Both Michel and von der Leyen said leaders will soon return to the issue, seeking to guarantee that Russia’s pipeline oil exports to the EU are banned at a later date.
Hungarian Prime minister Viktor Orban had made clear he could support the new sanctions only if his country’s oil supply security was guaranteed. Hungary gets more than 60% of its oil from Russia and depends on crude that comes through the Soviet-era Druzhba pipeline.
The EU gets about 40% of its natural gas and 25% of its oil from Russia, and divisions over the issue exposed the limits of the bloc’s ambitions.

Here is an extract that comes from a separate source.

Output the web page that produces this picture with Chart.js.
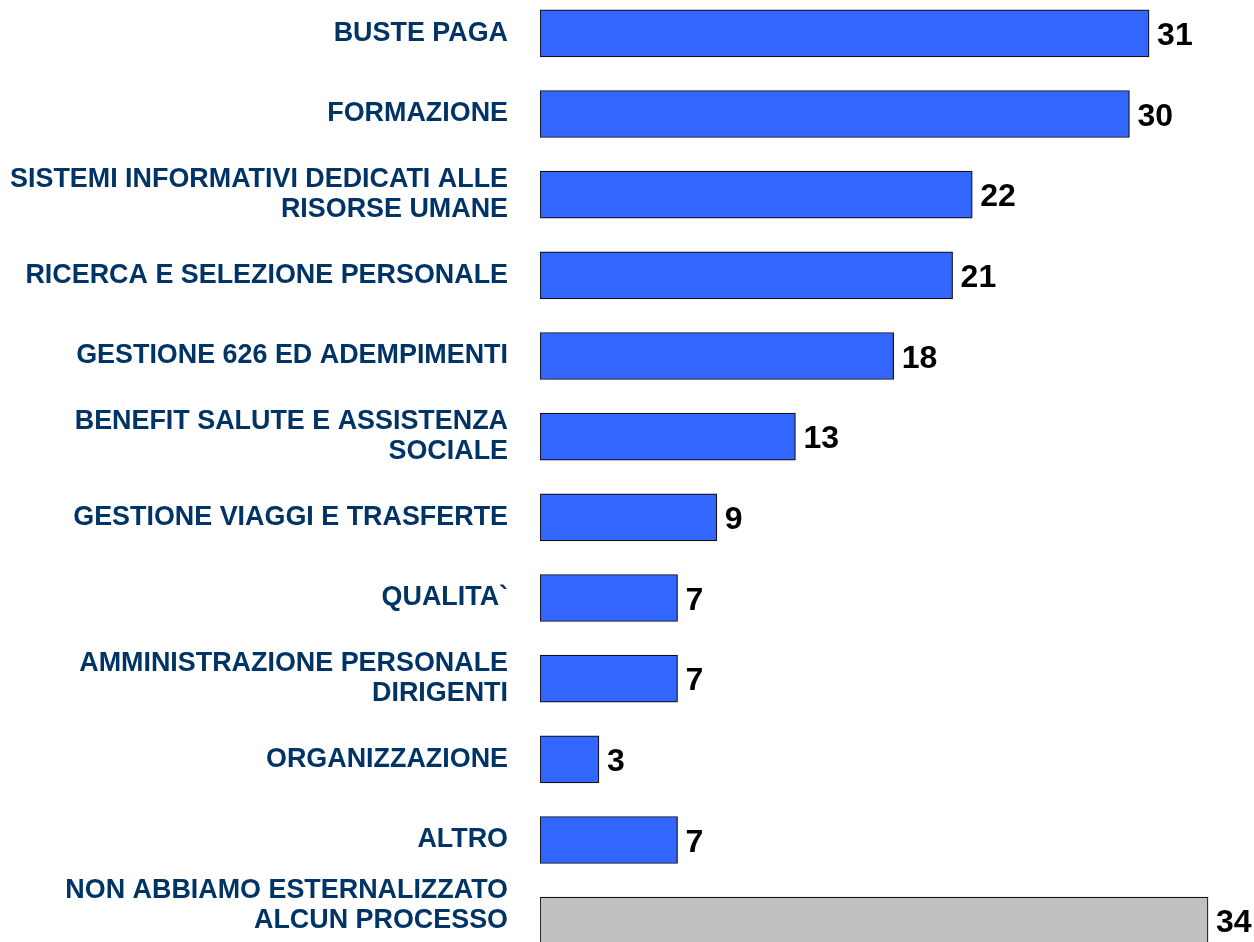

In a 10-minute video address at the summit, Ukraine President Volodymyr Zelensky told leaders to end ‘internal arguments that only prompt Russia to put more and more pressure on the whole of Europe’.
He said the sanctions package must ‘be agreed on, it needs to be effective, including (on) oil’, so that Moscow ‘feels the price for what it is doing against Ukraine’ and the rest of Europe. Only then, Zelensky said, will Russia be forced to ‘start seeking peace’.
But Hungary led a group of EU countries worried over the impact of the oil ban on their economy, including Slovakia, the Czech Republic and Bulgaria. Hungary relies heavily on Russia for energy and can’t afford to turn off the pumps. In addition to its need for Russian oil, Hungary gets 85% of its natural gas from Russia.
Von der Leyen and Michel said the commitment by Germany and Poland to phase out Russian oil by the end of the year and to forgo oil from the northern part of the Druzhba pipeline will help cut 90% of Russian oil imports.